▽
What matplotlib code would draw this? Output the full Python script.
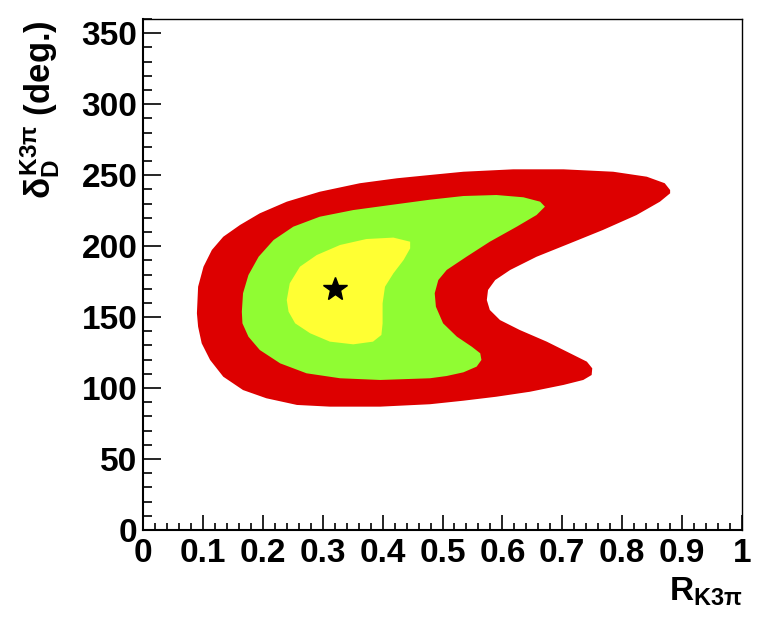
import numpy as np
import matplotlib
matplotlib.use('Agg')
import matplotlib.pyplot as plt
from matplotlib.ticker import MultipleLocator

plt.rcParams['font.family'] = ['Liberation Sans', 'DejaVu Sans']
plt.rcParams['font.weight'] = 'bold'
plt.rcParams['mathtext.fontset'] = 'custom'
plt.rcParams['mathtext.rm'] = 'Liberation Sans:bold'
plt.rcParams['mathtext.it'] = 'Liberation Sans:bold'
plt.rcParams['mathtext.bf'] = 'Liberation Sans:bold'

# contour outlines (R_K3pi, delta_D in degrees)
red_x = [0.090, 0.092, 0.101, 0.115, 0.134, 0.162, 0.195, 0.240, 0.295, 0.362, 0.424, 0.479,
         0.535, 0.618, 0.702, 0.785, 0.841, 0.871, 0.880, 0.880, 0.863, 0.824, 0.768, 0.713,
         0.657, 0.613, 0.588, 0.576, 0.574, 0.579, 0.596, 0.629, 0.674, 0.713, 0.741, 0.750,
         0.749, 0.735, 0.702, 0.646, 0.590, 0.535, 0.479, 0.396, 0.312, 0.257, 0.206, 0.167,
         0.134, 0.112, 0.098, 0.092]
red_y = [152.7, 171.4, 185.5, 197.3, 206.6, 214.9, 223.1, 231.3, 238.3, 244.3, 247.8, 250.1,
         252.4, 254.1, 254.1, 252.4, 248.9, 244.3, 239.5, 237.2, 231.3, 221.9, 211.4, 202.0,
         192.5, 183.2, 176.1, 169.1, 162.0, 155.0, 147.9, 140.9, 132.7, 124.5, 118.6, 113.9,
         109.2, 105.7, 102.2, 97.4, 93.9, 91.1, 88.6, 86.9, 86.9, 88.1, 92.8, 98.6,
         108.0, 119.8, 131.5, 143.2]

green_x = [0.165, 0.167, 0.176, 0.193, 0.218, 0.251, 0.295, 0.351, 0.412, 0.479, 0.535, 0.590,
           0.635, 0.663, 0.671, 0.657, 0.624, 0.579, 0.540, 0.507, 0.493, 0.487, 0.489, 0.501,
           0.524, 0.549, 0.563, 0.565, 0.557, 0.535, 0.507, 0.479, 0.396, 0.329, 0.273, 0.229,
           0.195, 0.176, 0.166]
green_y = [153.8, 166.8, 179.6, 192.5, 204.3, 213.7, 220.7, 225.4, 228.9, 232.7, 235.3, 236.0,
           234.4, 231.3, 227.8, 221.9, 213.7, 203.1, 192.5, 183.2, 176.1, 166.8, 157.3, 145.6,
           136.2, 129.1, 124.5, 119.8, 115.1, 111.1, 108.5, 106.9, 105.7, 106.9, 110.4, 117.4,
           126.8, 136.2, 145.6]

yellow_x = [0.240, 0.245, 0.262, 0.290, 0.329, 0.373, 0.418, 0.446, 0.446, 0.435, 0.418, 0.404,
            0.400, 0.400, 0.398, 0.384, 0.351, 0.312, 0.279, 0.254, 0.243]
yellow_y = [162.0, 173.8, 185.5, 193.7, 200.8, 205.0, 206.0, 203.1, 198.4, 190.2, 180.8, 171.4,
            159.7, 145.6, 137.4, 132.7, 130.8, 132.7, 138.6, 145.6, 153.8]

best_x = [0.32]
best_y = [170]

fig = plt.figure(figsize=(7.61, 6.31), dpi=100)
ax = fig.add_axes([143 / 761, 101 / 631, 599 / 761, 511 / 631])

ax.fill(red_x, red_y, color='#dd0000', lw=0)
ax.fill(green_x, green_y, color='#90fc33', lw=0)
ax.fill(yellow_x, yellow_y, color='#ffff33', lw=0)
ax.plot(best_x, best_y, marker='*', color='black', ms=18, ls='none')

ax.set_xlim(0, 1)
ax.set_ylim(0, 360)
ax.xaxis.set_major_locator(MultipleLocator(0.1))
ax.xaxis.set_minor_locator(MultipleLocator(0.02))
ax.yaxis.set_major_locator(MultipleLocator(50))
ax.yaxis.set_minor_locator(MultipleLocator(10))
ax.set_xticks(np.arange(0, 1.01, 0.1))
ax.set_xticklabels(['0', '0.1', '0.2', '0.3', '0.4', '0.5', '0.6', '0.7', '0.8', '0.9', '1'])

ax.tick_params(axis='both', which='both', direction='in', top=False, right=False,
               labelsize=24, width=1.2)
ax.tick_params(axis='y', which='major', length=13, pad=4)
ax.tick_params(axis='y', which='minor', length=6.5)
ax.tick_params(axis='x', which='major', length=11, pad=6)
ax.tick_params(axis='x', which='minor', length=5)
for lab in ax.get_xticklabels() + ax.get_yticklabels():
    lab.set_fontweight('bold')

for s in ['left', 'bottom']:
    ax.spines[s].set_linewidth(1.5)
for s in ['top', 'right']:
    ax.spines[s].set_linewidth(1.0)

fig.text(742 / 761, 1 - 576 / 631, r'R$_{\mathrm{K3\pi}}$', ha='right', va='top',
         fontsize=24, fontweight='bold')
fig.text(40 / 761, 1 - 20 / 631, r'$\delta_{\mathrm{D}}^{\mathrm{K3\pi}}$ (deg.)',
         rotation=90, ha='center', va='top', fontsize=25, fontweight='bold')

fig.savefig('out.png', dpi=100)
△
▽
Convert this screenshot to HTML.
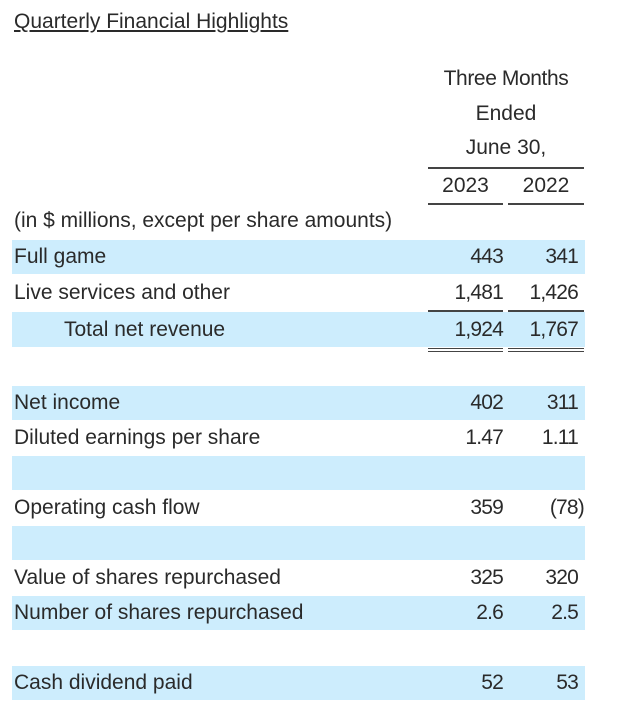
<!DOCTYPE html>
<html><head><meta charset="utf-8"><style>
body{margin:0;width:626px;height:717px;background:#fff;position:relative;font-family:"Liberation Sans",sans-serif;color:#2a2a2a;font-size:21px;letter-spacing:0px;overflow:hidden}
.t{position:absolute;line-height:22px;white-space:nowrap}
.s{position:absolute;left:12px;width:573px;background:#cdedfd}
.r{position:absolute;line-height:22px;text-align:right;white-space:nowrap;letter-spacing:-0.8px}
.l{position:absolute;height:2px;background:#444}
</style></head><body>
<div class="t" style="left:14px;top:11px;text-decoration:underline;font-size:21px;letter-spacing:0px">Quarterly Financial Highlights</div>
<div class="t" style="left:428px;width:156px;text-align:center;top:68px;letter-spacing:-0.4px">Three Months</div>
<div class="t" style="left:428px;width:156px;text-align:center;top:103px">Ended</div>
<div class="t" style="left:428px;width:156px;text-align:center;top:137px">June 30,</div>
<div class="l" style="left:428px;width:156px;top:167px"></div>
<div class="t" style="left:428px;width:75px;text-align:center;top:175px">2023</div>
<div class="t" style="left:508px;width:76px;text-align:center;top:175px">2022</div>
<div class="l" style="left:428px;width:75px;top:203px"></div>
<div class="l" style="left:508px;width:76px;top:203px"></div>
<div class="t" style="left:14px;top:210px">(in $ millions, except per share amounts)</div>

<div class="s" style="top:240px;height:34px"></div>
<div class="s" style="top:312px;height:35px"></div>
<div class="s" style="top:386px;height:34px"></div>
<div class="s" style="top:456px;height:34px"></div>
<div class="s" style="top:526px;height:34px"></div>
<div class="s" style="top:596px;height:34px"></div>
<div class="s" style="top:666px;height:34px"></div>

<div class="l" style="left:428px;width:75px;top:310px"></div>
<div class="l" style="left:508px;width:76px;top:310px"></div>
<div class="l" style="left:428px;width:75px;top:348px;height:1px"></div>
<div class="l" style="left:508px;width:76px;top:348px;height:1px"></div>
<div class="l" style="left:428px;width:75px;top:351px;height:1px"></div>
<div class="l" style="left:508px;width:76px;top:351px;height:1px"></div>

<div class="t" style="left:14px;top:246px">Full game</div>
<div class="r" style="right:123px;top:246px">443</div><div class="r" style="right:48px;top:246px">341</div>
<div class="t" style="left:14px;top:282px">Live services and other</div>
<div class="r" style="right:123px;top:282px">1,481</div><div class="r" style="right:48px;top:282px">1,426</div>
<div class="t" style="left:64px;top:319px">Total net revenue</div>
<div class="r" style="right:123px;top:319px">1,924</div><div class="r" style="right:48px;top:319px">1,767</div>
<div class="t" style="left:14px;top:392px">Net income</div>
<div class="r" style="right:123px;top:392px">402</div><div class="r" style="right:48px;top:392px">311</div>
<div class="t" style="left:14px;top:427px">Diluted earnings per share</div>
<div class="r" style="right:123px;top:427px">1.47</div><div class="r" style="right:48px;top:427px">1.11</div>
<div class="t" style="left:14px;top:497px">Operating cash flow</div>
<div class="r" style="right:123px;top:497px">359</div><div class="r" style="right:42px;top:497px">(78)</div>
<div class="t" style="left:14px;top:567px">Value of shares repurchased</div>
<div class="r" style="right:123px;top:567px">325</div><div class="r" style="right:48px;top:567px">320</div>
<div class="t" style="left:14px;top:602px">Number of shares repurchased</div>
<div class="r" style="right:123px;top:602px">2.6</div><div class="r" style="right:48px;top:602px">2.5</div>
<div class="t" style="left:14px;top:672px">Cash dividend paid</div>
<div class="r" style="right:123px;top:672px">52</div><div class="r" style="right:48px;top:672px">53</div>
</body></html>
△
Print everything from the line with "What matplotlib code" down to the line with "from matplotlib.ticker import MultipleLocator", both included, exactly as written and without the pictures.

What matplotlib code would draw this? Output the full Python script.
import numpy as np
import matplotlib
matplotlib.use('Agg')
import matplotlib.pyplot as plt
from matplotlib.ticker import MultipleLocator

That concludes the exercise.